::: DATA :::

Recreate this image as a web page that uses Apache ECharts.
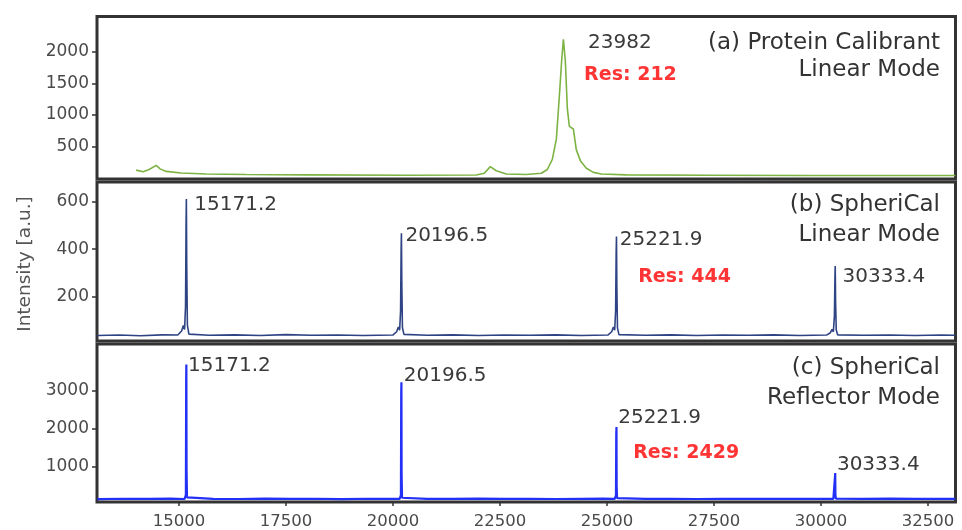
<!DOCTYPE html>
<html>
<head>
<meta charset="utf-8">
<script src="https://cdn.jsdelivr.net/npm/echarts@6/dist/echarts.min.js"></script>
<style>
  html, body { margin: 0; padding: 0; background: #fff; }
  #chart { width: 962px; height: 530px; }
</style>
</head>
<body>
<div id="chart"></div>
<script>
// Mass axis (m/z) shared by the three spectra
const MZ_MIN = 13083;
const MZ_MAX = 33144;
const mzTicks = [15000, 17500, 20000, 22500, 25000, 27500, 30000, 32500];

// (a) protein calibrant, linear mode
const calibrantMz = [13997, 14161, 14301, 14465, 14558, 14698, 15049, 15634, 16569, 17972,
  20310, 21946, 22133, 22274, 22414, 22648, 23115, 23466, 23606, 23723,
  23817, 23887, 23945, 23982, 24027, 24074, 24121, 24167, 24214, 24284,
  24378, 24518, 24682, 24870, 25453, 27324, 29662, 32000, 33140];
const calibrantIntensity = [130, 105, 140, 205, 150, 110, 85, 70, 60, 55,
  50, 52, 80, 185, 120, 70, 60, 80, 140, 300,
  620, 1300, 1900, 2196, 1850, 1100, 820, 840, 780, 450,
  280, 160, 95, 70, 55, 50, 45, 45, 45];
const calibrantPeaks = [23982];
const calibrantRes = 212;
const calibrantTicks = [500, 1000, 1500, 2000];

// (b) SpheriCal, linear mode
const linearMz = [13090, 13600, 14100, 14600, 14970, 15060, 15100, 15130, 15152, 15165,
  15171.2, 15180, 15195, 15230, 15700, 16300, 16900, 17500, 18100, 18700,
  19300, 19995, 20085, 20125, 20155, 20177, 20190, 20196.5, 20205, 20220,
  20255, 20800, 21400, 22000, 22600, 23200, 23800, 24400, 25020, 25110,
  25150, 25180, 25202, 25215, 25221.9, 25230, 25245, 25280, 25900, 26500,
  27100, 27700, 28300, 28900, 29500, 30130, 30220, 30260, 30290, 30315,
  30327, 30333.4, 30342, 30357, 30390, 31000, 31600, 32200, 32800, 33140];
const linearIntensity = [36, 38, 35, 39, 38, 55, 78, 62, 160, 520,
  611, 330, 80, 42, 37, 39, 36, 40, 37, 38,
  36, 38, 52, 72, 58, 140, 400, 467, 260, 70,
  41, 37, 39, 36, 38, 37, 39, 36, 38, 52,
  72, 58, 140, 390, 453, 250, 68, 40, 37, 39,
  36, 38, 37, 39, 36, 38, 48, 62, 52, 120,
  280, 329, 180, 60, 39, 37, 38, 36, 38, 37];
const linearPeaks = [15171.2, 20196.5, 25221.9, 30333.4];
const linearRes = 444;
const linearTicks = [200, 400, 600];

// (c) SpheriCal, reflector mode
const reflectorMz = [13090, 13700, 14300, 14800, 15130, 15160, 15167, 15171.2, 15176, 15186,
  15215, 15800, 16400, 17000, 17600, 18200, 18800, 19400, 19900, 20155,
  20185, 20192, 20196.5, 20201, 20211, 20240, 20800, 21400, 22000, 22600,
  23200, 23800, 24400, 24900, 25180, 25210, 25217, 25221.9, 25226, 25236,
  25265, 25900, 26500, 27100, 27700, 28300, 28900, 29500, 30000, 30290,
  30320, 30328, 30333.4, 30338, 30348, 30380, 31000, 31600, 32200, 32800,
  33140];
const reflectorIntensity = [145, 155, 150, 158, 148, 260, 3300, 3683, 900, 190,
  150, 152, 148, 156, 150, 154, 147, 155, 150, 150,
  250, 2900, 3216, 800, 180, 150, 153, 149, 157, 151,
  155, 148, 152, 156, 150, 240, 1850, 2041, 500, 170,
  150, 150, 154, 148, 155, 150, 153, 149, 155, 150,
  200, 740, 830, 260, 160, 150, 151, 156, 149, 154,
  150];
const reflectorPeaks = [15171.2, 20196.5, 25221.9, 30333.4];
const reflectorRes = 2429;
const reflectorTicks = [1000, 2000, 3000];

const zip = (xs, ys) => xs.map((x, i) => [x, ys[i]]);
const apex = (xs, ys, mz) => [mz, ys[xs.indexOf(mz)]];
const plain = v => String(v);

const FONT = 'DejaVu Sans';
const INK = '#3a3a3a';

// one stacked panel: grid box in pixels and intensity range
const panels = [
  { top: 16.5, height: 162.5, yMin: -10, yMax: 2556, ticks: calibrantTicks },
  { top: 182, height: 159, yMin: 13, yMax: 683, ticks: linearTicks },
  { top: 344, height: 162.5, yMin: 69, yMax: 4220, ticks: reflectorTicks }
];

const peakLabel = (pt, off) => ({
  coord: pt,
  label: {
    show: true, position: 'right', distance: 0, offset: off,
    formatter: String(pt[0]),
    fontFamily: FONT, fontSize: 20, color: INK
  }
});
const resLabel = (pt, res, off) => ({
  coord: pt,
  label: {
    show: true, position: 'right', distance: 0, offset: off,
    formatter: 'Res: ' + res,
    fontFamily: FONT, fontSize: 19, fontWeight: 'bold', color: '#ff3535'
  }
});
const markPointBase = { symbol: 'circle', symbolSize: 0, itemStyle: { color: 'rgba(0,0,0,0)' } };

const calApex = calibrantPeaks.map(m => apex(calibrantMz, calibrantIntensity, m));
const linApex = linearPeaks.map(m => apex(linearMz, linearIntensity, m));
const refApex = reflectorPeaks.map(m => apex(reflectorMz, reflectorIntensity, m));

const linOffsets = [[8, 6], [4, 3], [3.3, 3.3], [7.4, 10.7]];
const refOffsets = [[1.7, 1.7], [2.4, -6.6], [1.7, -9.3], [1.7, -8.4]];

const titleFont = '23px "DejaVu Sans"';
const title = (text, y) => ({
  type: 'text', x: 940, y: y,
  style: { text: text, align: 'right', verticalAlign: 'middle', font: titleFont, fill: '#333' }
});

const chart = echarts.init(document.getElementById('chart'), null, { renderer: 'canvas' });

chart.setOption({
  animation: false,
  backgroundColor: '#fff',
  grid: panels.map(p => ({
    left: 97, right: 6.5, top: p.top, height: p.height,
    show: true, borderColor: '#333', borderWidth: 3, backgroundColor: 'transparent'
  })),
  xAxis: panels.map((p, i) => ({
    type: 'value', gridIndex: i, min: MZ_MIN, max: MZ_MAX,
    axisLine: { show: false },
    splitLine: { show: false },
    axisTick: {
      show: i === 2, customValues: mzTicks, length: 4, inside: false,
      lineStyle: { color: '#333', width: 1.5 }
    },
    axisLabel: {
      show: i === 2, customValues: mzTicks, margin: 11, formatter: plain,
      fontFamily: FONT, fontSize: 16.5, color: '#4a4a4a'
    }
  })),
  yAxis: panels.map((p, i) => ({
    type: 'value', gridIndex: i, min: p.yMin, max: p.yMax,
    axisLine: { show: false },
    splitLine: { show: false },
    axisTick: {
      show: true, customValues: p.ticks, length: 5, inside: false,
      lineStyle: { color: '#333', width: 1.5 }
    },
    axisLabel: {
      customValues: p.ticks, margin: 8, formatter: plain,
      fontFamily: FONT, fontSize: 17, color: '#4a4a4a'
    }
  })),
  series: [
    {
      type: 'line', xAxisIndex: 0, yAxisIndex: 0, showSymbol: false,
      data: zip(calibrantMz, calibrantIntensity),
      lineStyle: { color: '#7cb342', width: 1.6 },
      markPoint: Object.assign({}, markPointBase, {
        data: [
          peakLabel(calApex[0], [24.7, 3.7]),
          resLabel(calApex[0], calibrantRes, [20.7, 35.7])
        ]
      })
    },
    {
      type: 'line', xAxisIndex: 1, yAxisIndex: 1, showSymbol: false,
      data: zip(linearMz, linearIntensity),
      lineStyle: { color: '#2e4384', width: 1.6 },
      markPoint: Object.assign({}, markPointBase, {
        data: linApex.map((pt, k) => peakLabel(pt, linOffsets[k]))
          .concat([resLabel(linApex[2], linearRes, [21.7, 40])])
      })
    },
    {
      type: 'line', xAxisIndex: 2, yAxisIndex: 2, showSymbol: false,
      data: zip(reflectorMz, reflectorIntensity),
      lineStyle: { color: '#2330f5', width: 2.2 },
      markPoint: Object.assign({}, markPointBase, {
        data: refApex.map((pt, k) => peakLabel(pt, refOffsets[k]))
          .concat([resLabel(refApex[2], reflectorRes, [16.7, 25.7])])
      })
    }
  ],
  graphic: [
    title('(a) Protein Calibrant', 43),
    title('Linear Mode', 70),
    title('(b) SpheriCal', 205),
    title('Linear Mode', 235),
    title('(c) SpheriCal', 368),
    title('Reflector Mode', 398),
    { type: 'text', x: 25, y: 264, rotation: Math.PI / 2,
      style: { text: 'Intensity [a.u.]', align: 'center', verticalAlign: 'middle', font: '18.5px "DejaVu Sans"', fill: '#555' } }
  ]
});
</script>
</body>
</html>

:::

▸ **EXERCISE OBJECTIVE**:
Restate exactly, please, only the lines between the start of the data and the line containing "const calibrantTicks = [500, 1000, 1500, 2000];", both ends included, skipping the pictures.

▸ **COMPLETED TASK**:
Recreate this image as a web page that uses Apache ECharts.
<!DOCTYPE html>
<html>
<head>
<meta charset="utf-8">
<script src="https://cdn.jsdelivr.net/npm/echarts@6/dist/echarts.min.js"></script>
<style>
  html, body { margin: 0; padding: 0; background: #fff; }
  #chart { width: 962px; height: 530px; }
</style>
</head>
<body>
<div id="chart"></div>
<script>
// Mass axis (m/z) shared by the three spectra
const MZ_MIN = 13083;
const MZ_MAX = 33144;
const mzTicks = [15000, 17500, 20000, 22500, 25000, 27500, 30000, 32500];

// (a) protein calibrant, linear mode
const calibrantMz = [13997, 14161, 14301, 14465, 14558, 14698, 15049, 15634, 16569, 17972,
  20310, 21946, 22133, 22274, 22414, 22648, 23115, 23466, 23606, 23723,
  23817, 23887, 23945, 23982, 24027, 24074, 24121, 24167, 24214, 24284,
  24378, 24518, 24682, 24870, 25453, 27324, 29662, 32000, 33140];
const calibrantIntensity = [130, 105, 140, 205, 150, 110, 85, 70, 60, 55,
  50, 52, 80, 185, 120, 70, 60, 80, 140, 300,
  620, 1300, 1900, 2196, 1850, 1100, 820, 840, 780, 450,
  280, 160, 95, 70, 55, 50, 45, 45, 45];
const calibrantPeaks = [23982];
const calibrantRes = 212;
const calibrantTicks = [500, 1000, 1500, 2000];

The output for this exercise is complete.